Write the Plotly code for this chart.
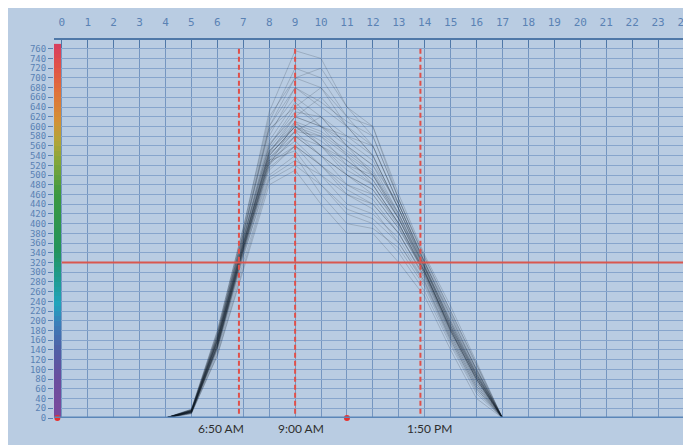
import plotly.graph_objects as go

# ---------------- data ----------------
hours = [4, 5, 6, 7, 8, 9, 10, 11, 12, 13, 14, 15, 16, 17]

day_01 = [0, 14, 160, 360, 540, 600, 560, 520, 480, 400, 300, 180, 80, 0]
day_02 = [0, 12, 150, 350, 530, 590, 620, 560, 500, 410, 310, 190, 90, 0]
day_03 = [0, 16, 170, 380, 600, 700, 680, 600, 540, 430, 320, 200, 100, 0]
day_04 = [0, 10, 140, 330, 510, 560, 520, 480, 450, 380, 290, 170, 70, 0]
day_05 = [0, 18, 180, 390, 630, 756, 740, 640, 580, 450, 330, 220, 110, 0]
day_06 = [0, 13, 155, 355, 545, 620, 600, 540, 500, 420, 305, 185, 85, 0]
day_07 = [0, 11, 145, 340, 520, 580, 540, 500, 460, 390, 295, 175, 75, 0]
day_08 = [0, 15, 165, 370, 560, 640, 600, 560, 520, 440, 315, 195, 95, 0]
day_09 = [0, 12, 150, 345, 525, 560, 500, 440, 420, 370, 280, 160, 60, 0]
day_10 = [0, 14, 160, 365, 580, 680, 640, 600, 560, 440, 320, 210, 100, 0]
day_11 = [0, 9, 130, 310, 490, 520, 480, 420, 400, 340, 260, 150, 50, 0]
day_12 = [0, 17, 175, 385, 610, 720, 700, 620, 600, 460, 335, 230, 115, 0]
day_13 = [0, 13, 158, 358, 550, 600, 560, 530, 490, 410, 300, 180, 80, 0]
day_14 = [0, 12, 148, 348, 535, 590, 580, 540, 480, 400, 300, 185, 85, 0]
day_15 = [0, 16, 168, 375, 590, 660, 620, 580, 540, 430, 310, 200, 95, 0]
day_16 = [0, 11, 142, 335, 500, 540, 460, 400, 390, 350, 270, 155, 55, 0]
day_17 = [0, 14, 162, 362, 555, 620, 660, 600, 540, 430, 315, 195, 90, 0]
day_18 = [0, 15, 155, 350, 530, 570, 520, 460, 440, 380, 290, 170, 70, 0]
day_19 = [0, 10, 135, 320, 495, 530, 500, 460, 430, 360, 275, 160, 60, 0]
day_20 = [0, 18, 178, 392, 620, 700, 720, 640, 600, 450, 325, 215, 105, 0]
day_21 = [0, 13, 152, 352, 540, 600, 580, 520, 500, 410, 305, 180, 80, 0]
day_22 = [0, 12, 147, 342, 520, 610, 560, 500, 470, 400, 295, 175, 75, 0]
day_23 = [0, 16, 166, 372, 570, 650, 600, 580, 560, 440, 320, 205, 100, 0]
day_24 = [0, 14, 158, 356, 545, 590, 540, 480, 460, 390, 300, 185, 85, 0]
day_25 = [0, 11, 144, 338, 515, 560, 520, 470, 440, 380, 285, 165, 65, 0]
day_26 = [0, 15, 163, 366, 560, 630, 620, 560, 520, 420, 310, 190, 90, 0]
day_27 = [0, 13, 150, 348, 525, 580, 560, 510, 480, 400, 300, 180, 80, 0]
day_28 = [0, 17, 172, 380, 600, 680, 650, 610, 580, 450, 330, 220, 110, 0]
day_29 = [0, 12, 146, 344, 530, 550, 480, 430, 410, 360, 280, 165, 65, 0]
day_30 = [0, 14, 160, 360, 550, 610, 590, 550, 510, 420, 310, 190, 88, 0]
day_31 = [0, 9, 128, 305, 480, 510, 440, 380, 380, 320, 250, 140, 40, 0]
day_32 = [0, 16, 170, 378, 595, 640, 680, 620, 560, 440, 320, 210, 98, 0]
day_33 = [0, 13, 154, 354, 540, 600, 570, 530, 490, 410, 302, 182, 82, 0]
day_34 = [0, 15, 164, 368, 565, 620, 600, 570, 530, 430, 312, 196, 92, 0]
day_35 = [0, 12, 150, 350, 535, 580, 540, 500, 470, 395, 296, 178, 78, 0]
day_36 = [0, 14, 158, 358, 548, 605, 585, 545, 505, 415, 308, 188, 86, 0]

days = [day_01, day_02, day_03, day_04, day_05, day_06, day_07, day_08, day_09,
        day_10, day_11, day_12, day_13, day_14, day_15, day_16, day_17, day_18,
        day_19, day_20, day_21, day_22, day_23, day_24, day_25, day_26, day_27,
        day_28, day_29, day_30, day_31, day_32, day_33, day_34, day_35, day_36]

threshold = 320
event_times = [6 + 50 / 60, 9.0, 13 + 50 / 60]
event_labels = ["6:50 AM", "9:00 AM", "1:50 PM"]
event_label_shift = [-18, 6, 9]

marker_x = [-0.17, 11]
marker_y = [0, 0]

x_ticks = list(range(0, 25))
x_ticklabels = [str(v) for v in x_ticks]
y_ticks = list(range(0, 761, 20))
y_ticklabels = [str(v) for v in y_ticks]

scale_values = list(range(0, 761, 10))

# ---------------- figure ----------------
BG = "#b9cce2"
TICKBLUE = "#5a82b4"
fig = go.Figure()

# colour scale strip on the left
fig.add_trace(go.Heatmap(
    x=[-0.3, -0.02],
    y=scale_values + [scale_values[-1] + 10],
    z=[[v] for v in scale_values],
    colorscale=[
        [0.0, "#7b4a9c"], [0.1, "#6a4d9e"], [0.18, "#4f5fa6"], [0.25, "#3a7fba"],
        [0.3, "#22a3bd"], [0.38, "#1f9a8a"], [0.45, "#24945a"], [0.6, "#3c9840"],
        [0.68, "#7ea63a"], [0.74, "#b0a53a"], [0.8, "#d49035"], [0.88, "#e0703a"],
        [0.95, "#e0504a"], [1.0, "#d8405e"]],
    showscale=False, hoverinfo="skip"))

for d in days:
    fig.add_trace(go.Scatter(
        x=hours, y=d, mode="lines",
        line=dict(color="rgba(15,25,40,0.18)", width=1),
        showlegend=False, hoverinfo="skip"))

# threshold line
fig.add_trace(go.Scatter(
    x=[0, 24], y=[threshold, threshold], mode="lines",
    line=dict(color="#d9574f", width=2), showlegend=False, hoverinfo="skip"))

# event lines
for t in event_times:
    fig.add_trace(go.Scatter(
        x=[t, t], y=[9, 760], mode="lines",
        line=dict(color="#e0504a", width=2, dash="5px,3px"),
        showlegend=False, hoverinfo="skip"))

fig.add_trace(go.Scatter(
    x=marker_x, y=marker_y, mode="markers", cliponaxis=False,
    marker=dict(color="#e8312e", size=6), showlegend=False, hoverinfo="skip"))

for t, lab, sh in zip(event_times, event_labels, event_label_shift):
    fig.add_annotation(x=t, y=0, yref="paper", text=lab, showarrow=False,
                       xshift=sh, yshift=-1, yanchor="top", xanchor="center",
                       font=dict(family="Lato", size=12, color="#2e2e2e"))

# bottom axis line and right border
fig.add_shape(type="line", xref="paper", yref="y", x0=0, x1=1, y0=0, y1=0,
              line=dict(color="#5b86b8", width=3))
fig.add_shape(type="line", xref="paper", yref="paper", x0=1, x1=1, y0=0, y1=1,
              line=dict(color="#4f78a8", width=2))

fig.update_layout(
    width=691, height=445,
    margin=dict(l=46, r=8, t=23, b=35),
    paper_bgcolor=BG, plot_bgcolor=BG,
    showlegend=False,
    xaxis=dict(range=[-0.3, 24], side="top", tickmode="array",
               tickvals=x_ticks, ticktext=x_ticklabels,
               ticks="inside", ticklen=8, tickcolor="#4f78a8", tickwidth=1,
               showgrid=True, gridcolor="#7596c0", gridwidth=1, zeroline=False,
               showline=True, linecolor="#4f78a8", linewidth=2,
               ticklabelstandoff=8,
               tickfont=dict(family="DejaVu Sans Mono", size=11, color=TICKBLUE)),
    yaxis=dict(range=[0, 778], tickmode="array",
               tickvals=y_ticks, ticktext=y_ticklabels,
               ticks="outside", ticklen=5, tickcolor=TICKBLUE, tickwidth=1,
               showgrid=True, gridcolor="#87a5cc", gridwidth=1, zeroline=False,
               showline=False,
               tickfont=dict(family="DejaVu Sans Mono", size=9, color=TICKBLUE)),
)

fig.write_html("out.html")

> **SET PROBLEM**: Repeat the lines above, starting at the first and stopping after the line that holds "15, 16, 17]", with the pictures left out.

> **RESPONSE TO THE TASK**:
Write the Plotly code for this chart.
import plotly.graph_objects as go

# ---------------- data ----------------
hours = [4, 5, 6, 7, 8, 9, 10, 11, 12, 13, 14, 15, 16, 17]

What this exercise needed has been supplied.